As with all engineering, it comes down to trade-offs. Bloom filters trade perfect accuracy for spectacular memory efficiency, but only in contexts where that particular trade-off makes sense.

Further Explorations

If you've made it this far, you might be interested in digging deeper into the world of probabilistic data structures. Here are some rabbit holes worth exploring:

The Paper That Started It All

Burton H. Bloom's original 1970 paper, "Space/Time Trade-offs in Hash Coding with Allowable Errors", is remarkably readable and insightful. It's always fascinating to see how an idea that's now ubiquitous was first conceptualized.

Beyond Bloom Filters

  • Cuckoo Filters: A newer alternative that supports deletions and has better practical performance. They use a technique called "cuckoo hashing" that's delightfully clever.

  • Count-Min Sketch: When you need to track approximate frequencies, not just membership.

  • HyperLogLog: For estimating the number of distinct elements in a stream with minimal memory.

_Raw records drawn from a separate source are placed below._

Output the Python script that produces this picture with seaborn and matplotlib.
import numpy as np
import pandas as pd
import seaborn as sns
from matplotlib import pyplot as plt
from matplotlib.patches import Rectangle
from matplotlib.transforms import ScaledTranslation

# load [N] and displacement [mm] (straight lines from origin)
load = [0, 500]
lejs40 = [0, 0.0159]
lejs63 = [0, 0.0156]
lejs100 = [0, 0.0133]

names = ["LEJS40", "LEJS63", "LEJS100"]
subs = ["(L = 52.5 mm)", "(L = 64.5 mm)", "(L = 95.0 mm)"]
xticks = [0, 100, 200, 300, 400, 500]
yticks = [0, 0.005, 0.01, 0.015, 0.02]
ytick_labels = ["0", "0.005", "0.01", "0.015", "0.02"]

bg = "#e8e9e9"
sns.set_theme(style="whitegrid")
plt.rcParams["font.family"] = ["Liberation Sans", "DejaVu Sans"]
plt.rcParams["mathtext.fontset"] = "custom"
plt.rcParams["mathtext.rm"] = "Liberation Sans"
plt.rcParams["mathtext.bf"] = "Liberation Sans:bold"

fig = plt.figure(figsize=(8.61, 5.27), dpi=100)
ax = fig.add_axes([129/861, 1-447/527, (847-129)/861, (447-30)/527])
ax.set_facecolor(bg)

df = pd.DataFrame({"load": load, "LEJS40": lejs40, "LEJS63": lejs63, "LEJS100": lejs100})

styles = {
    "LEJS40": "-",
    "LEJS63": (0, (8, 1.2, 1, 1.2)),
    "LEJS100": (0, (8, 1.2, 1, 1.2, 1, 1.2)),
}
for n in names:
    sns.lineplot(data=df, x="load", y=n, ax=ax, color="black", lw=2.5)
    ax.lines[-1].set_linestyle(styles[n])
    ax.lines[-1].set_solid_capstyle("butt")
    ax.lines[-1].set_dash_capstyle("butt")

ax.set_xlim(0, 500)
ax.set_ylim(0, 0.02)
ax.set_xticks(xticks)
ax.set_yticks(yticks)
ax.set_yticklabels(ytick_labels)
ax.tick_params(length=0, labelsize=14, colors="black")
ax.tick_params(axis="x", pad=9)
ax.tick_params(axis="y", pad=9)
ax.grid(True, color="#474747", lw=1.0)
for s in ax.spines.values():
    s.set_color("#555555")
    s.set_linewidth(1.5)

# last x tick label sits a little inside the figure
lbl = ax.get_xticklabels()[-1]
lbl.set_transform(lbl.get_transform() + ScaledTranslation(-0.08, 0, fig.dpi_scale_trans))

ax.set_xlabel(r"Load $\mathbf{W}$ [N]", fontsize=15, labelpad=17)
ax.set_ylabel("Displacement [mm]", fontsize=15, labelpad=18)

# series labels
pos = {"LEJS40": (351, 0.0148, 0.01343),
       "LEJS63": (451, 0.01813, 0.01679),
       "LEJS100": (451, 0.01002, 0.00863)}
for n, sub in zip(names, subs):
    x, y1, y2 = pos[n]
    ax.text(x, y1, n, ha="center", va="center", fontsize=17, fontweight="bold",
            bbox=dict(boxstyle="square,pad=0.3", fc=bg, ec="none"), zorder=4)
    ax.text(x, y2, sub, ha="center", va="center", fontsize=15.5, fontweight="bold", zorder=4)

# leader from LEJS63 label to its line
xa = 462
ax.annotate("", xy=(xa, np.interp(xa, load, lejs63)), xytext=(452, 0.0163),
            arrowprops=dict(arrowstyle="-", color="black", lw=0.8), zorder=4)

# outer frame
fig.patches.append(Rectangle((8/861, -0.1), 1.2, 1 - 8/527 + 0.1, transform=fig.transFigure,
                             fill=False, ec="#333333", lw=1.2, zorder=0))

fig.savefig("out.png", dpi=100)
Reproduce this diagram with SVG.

Production-Ready Implementations


I've always found a certain beauty in algorithms that make clever trade-offs—ones that understand that sometimes "good enough" is exactly what you need. The magic of Bloom filters is in their elegant simplicity and how they manage to do so much with so little.

In a digital world increasingly drowning in data, tools like Bloom filters remind us that sometimes the best way forward isn't to build bigger computers, but to build smarter algorithms.

And sometimes, just saying "maybe" is perfectly good enough.